I walked into the Jon Gierlich show that opened last night in the Main Gallery at Cornish College of the Arts knowing nothing about him except that he had taught for years at the school, was beloved and had recently died.
I was immediately drawn in by the curious, collaged early work - delicate line and areas of color cut and pasted together in humorous yet seriously conceived pictures with droll captions. The show is full of beautiful, formal design that turns to cartoon and just as easily to a kind of magazine-graphic surrealism, with that same confident, drawn line throughout.
It's poignant to see an artist's thinking threading through a life's work and collected objects. He's an unsung, dyed in the wool Northwest master, complete with moldy archives and modesty and I wish there was a gorgeous catalog of his work I could buy to pore over.
Obviously he deserves a comprehensive show with lots of notes and scholarly research, but curator Cable Griffith has done a wonderful job of selecting from piles and piles of accumulated work.
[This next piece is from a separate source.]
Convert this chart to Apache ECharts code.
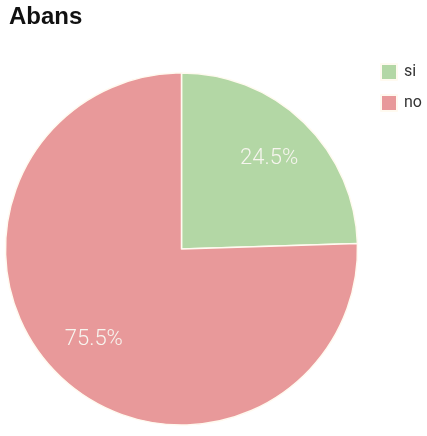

I loved his late drawings from the series Quiet (at Francine Seders Gallery), his photographs of urban Seattle collaged together, his stylized, darkly humorous takes on traumatic personal events (falling, apparently, from the top of a building where he was working in the 70's), and the way he uses his architectural rendering skills to express a subversive, enigmatic view of modern life.
Above all, everything is elegantly composed and seen through the eyes of a man who as Cable pointed out didn't distinguish between architecture, cartooning, photography, painting, writing, or collecting curios - he was an artist. It was all art to him.
I'm going to go back and look again at these strange, beautiful drawings and collections of oddities that hint at Mr. Gierlich's mind.
See his work while you can. The gallery is open late for First Thursday, February 30.